Exercise objective: Reproduce the listing exactly, with no pictures in your copy.

Collected material:
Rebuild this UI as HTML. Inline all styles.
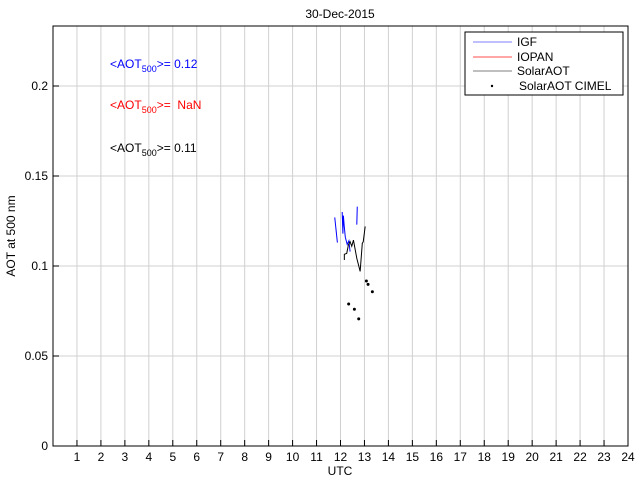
<!DOCTYPE html>
<html><head><meta charset="utf-8"><style>
body{margin:0;background:#fff;font-family:"Liberation Sans",sans-serif;}
svg text{font-family:"Liberation Sans",sans-serif;font-size:12px;}
</style></head><body>
<svg id="chart" width="640" height="480">
<rect x="0" y="0" width="640" height="480" fill="#fff"/>
<g id="grid"></g>
<g id="series"></g>
<rect x="53" y="26" width="575" height="420" fill="none" stroke="#000"/>
<g id="ticks"></g>
<text x="340" y="18" text-anchor="middle" font-size="11">30-Dec-2015</text>
<text x="340" y="475" text-anchor="middle">UTC</text>
<text transform="translate(15,236) rotate(-90)" text-anchor="middle">AOT at 500 nm</text>
<text x="110" y="68" fill="#0000ff">&lt;AOT<tspan font-size="9" dy="4">500</tspan><tspan dy="-4">&gt;= 0.12</tspan></text>
<text x="110" y="109" fill="#ff0000">&lt;AOT<tspan font-size="9" dy="4">500</tspan><tspan dy="-4">&gt;=&#160; NaN</tspan></text>
<text x="110" y="152" fill="#000">&lt;AOT<tspan font-size="9" dy="4">500</tspan><tspan dy="-4">&gt;= 0.11</tspan></text>
<g>
<rect x="465" y="32" width="158" height="63" fill="#fff" stroke="#000"/>
<line x1="473" y1="42" x2="512" y2="42" stroke="#aaaaff" stroke-width="1.5"/>
<text x="517" y="46">IGF</text>
<line x1="473" y1="57" x2="512" y2="57" stroke="#ff8888" stroke-width="1.5"/>
<text x="517" y="61">IOPAN</text>
<line x1="473" y1="71" x2="512" y2="71" stroke="#aaaaaa" stroke-width="1.5"/>
<text x="517" y="75">SolarAOT</text>
<circle cx="492" cy="86" r="1.2" fill="#000"/>
<text x="519" y="90">SolarAOT CIMEL</text>
</g>
</svg>
<script>
const xTicks=[1,2,3,4,5,6,7,8,9,10,11,12,13,14,15,16,17,18,19,20,21,22,23,24];
const yTicks=[0,0.05,0.1,0.15,0.2];
const yTickLabels=["0","0.05","0.1","0.15","0.2"];
const igf1X=[11.76,11.87];
const igf1Y=[0.127,0.113];
const igf2X=[12.07,12.1,12.12,12.15,12.2,12.28,12.35,12.4];
const igf2Y=[0.130,0.118,0.128,0.123,0.116,0.112,0.114,0.108];
const igf3X=[12.7,12.68];
const igf3Y=[0.133,0.123];
const solX=[12.16,12.16,12.26,12.33,12.40,12.47,12.54,12.68,12.82,12.91,12.95,13.03];
const solY=[0.1033,0.1065,0.107,0.1117,0.1135,0.111,0.1144,0.1043,0.097,0.1126,0.1135,0.122];
const cimX=[13.08,13.15,13.33,12.34,12.58,12.76];
const cimY=[0.0917,0.0898,0.0857,0.0789,0.076,0.0706];
const NS="http://www.w3.org/2000/svg";
const X=v=>53+v*575/24, Y=v=>446-v*1800;
function mk(t,a,p){const e=document.createElementNS(NS,t);for(const k in a)e.setAttribute(k,a[k]);p.appendChild(e);return e;}
const grid=document.getElementById('grid'),ticks=document.getElementById('ticks'),ser=document.getElementById('series');
xTicks.forEach(t=>{
 const g=mk('line',{x1:X(t),x2:X(t),y1:26,y2:446,stroke:'#d0d0d0'},grid);
 
 
 const tk=mk('line',{x1:X(t),x2:X(t),y1:440,y2:446,stroke:'#000'},ticks);
 
 
 const l=mk('text',{x:X(t),y:461,'text-anchor':'middle'},ticks);l.textContent=t;
 
 
});
yTicks.forEach((t,i)=>{
 if(t>0){const g=mk('line',{x1:53,x2:628,y1:Y(t),y2:Y(t),stroke:'#d0d0d0'},grid);
 
 }
 const tk=mk('line',{x1:53,x2:59,y1:Y(t),y2:Y(t),stroke:'#000'},ticks);
 
 
 const l=mk('text',{x:48,y:Y(t)+4,'text-anchor':'end'},ticks);l.textContent=yTickLabels[i];
 
 
});
function line(xs,ys,c,name){
 const p=mk('polyline',{points:xs.map((x,i)=>X(x)+','+Y(ys[i])).join(' '),fill:'none',stroke:c,'stroke-width':1},ser);
 
 
}
line(igf1X,igf1Y,'#0000ff','igf-line');
line(igf2X,igf2Y,'#0000ff','igf-line');
line(igf3X,igf3Y,'#0000ff','igf-line');
line(solX,solY,'#000','solaraot-line');
cimX.forEach((x,i)=>{
 const c=mk('circle',{cx:X(x),cy:Y(cimY[i]),r:1.5,fill:'#000'},ser);
 
 
});
</script>
</body></html>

Answer for this exercise:
Rebuild this UI as HTML. Inline all styles.
<!DOCTYPE html>
<html><head><meta charset="utf-8"><style>
body{margin:0;background:#fff;font-family:"Liberation Sans",sans-serif;}
svg text{font-family:"Liberation Sans",sans-serif;font-size:12px;}
</style></head><body>
<svg id="chart" width="640" height="480">
<rect x="0" y="0" width="640" height="480" fill="#fff"/>
<g id="grid"></g>
<g id="series"></g>
<rect x="53" y="26" width="575" height="420" fill="none" stroke="#000"/>
<g id="ticks"></g>
<text x="340" y="18" text-anchor="middle" font-size="11">30-Dec-2015</text>
<text x="340" y="475" text-anchor="middle">UTC</text>
<text transform="translate(15,236) rotate(-90)" text-anchor="middle">AOT at 500 nm</text>
<text x="110" y="68" fill="#0000ff">&lt;AOT<tspan font-size="9" dy="4">500</tspan><tspan dy="-4">&gt;= 0.12</tspan></text>
<text x="110" y="109" fill="#ff0000">&lt;AOT<tspan font-size="9" dy="4">500</tspan><tspan dy="-4">&gt;=&#160; NaN</tspan></text>
<text x="110" y="152" fill="#000">&lt;AOT<tspan font-size="9" dy="4">500</tspan><tspan dy="-4">&gt;= 0.11</tspan></text>
<g>
<rect x="465" y="32" width="158" height="63" fill="#fff" stroke="#000"/>
<line x1="473" y1="42" x2="512" y2="42" stroke="#aaaaff" stroke-width="1.5"/>
<text x="517" y="46">IGF</text>
<line x1="473" y1="57" x2="512" y2="57" stroke="#ff8888" stroke-width="1.5"/>
<text x="517" y="61">IOPAN</text>
<line x1="473" y1="71" x2="512" y2="71" stroke="#aaaaaa" stroke-width="1.5"/>
<text x="517" y="75">SolarAOT</text>
<circle cx="492" cy="86" r="1.2" fill="#000"/>
<text x="519" y="90">SolarAOT CIMEL</text>
</g>
</svg>
<script>
const xTicks=[1,2,3,4,5,6,7,8,9,10,11,12,13,14,15,16,17,18,19,20,21,22,23,24];
const yTicks=[0,0.05,0.1,0.15,0.2];
const yTickLabels=["0","0.05","0.1","0.15","0.2"];
const igf1X=[11.76,11.87];
const igf1Y=[0.127,0.113];
const igf2X=[12.07,12.1,12.12,12.15,12.2,12.28,12.35,12.4];
const igf2Y=[0.130,0.118,0.128,0.123,0.116,0.112,0.114,0.108];
const igf3X=[12.7,12.68];
const igf3Y=[0.133,0.123];
const solX=[12.16,12.16,12.26,12.33,12.40,12.47,12.54,12.68,12.82,12.91,12.95,13.03];
const solY=[0.1033,0.1065,0.107,0.1117,0.1135,0.111,0.1144,0.1043,0.097,0.1126,0.1135,0.122];
const cimX=[13.08,13.15,13.33,12.34,12.58,12.76];
const cimY=[0.0917,0.0898,0.0857,0.0789,0.076,0.0706];
const NS="http://www.w3.org/2000/svg";
const X=v=>53+v*575/24, Y=v=>446-v*1800;
function mk(t,a,p){const e=document.createElementNS(NS,t);for(const k in a)e.setAttribute(k,a[k]);p.appendChild(e);return e;}
const grid=document.getElementById('grid'),ticks=document.getElementById('ticks'),ser=document.getElementById('series');
xTicks.forEach(t=>{
 const g=mk('line',{x1:X(t),x2:X(t),y1:26,y2:446,stroke:'#d0d0d0'},grid);
 
 
 const tk=mk('line',{x1:X(t),x2:X(t),y1:440,y2:446,stroke:'#000'},ticks);
 
 
 const l=mk('text',{x:X(t),y:461,'text-anchor':'middle'},ticks);l.textContent=t;
 
 
});
yTicks.forEach((t,i)=>{
 if(t>0){const g=mk('line',{x1:53,x2:628,y1:Y(t),y2:Y(t),stroke:'#d0d0d0'},grid);
 
 }
 const tk=mk('line',{x1:53,x2:59,y1:Y(t),y2:Y(t),stroke:'#000'},ticks);
 
 
 const l=mk('text',{x:48,y:Y(t)+4,'text-anchor':'end'},ticks);l.textContent=yTickLabels[i];
 
 
});
function line(xs,ys,c,name){
 const p=mk('polyline',{points:xs.map((x,i)=>X(x)+','+Y(ys[i])).join(' '),fill:'none',stroke:c,'stroke-width':1},ser);
 
 
}
line(igf1X,igf1Y,'#0000ff','igf-line');
line(igf2X,igf2Y,'#0000ff','igf-line');
line(igf3X,igf3Y,'#0000ff','igf-line');
line(solX,solY,'#000','solaraot-line');
cimX.forEach((x,i)=>{
 const c=mk('circle',{cx:X(x),cy:Y(cimY[i]),r:1.5,fill:'#000'},ser);
 
 
});
</script>
</body></html>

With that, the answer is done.